■ **Given instruction**
Return the listing below unchanged, minus its pictures.
— BEGIN Dataset excerpt —
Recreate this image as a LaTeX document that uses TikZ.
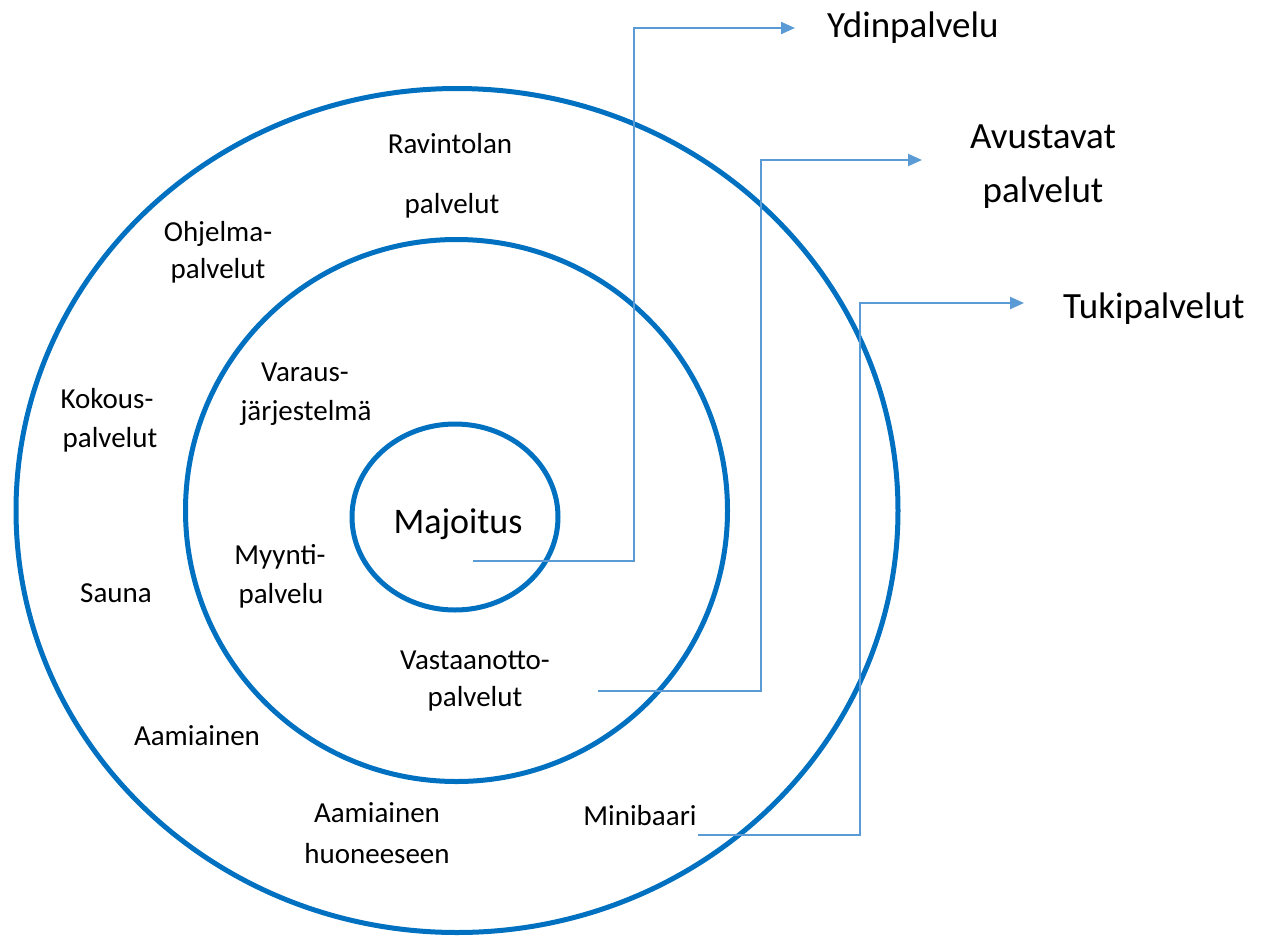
\documentclass[tikz,border=0pt]{standalone}
\usepackage{fontspec}
\setmainfont{Carlito}
\usetikzlibrary{arrows.meta}
\definecolor{ringblue}{RGB}{0,112,192}
\definecolor{linkblue}{RGB}{91,155,213}
\begin{document}
\begin{tikzpicture}[x=1pt,y=-1pt,
  ring/.style={draw=ringblue,line width=5pt},
  link/.style={draw=linkblue,line width=2.2pt,-{Triangle[length=14pt,width=12pt]}},
  lab/.style={font=\fontsize{29}{35}\selectfont,inner sep=0pt,text height=20pt,text depth=0pt},
  big/.style={font=\fontsize{37}{44}\selectfont,inner sep=0pt,text height=21pt,text depth=0pt}]
\useasboundingbox (0,0) rectangle (1262,938);
\fill[white] (0,0) rectangle (1262,938);
% rings
\draw[ring] (457,510.5) ellipse [x radius=441, y radius=422];
\draw[ring] (456.5,510.5) ellipse [x radius=271, y radius=271];
\draw[ring] (455,517) ellipse [x radius=103, y radius=93];
% labels
\node[lab] (rav1) at (450,143) {Ravintolan};
\node[lab] (rav2) at (452,203) {palvelut};
\node[lab] (ohj1) at (218,231) {Ohjelma-};
\node[lab] (ohj2) at (218,268) {palvelut};
\node[lab] (kok1) at (107,398) {Kokous-};
\node[lab] (kok2) at (110,437) {palvelut};
\node[lab] (var1) at (305,371) {Varaus-};
\node[lab] (var2) at (306,410) {järjestelmä};
\node[big,font=\fontsize{36}{43}\selectfont,text height=24pt] (maj) at (458,521) {Majoitus};
\node[lab] (myy1) at (280,554) {Myynti-};
\node[lab] (myy2) at (281,593) {palvelu};
\node[lab] (sau) at (116,592) {Sauna};
\node[lab] (vas1) at (475,659) {Vastaanotto-};
\node[lab] (vas2) at (475,696) {palvelut};
\node[lab] (aam) at (197,735) {Aamiainen};
\node[lab] (aah1) at (377,812) {Aamiainen};
\node[lab] (aah2) at (377,853) {huoneeseen};
\node[lab] (min) at (640,815) {Minibaari};
\node[big,anchor=west] (ydin) at (827,27) {Ydinpalvelu};
\node[big] (avu1) at (1043,138) {Avustavat};
\node[big] (avu2) at (1043,192) {palvelut};
\node[big,anchor=west] (tuki) at (1063,308) {Tukipalvelut};
% connector ends
\coordinate (s1) at (473,561);
\coordinate (t1) at (795,28);
\coordinate (s2) at (598,691);
\coordinate (t2) at (922,160);
\coordinate (s3) at (698,835);
\coordinate (t3) at (1024,303);
\draw[link] (s1) -- (634,561) -- (634,28) -- (t1);
\draw[link] (s2) -- (761,691) -- (761,160) -- (t2);
\draw[link] (s3) -- (860,835) -- (860,303) -- (t3);
\end{tikzpicture}
\end{document}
— END Dataset excerpt —
■ **Solution to this problem**
Recreate this image as a LaTeX document that uses TikZ.
\documentclass[tikz,border=0pt]{standalone}
\usepackage{fontspec}
\setmainfont{Carlito}
\usetikzlibrary{arrows.meta}
\definecolor{ringblue}{RGB}{0,112,192}
\definecolor{linkblue}{RGB}{91,155,213}
\begin{document}
\begin{tikzpicture}[x=1pt,y=-1pt,
  ring/.style={draw=ringblue,line width=5pt},
  link/.style={draw=linkblue,line width=2.2pt,-{Triangle[length=14pt,width=12pt]}},
  lab/.style={font=\fontsize{29}{35}\selectfont,inner sep=0pt,text height=20pt,text depth=0pt},
  big/.style={font=\fontsize{37}{44}\selectfont,inner sep=0pt,text height=21pt,text depth=0pt}]
\useasboundingbox (0,0) rectangle (1262,938);
\fill[white] (0,0) rectangle (1262,938);
% rings
\draw[ring] (457,510.5) ellipse [x radius=441, y radius=422];
\draw[ring] (456.5,510.5) ellipse [x radius=271, y radius=271];
\draw[ring] (455,517) ellipse [x radius=103, y radius=93];
% labels
\node[lab] (rav1) at (450,143) {Ravintolan};
\node[lab] (rav2) at (452,203) {palvelut};
\node[lab] (ohj1) at (218,231) {Ohjelma-};
\node[lab] (ohj2) at (218,268) {palvelut};
\node[lab] (kok1) at (107,398) {Kokous-};
\node[lab] (kok2) at (110,437) {palvelut};
\node[lab] (var1) at (305,371) {Varaus-};
\node[lab] (var2) at (306,410) {järjestelmä};
\node[big,font=\fontsize{36}{43}\selectfont,text height=24pt] (maj) at (458,521) {Majoitus};
\node[lab] (myy1) at (280,554) {Myynti-};
\node[lab] (myy2) at (281,593) {palvelu};
\node[lab] (sau) at (116,592) {Sauna};
\node[lab] (vas1) at (475,659) {Vastaanotto-};
\node[lab] (vas2) at (475,696) {palvelut};
\node[lab] (aam) at (197,735) {Aamiainen};
\node[lab] (aah1) at (377,812) {Aamiainen};
\node[lab] (aah2) at (377,853) {huoneeseen};
\node[lab] (min) at (640,815) {Minibaari};
\node[big,anchor=west] (ydin) at (827,27) {Ydinpalvelu};
\node[big] (avu1) at (1043,138) {Avustavat};
\node[big] (avu2) at (1043,192) {palvelut};
\node[big,anchor=west] (tuki) at (1063,308) {Tukipalvelut};
% connector ends
\coordinate (s1) at (473,561);
\coordinate (t1) at (795,28);
\coordinate (s2) at (598,691);
\coordinate (t2) at (922,160);
\coordinate (s3) at (698,835);
\coordinate (t3) at (1024,303);
\draw[link] (s1) -- (634,561) -- (634,28) -- (t1);
\draw[link] (s2) -- (761,691) -- (761,160) -- (t2);
\draw[link] (s3) -- (860,835) -- (860,303) -- (t3);
\end{tikzpicture}
\end{document}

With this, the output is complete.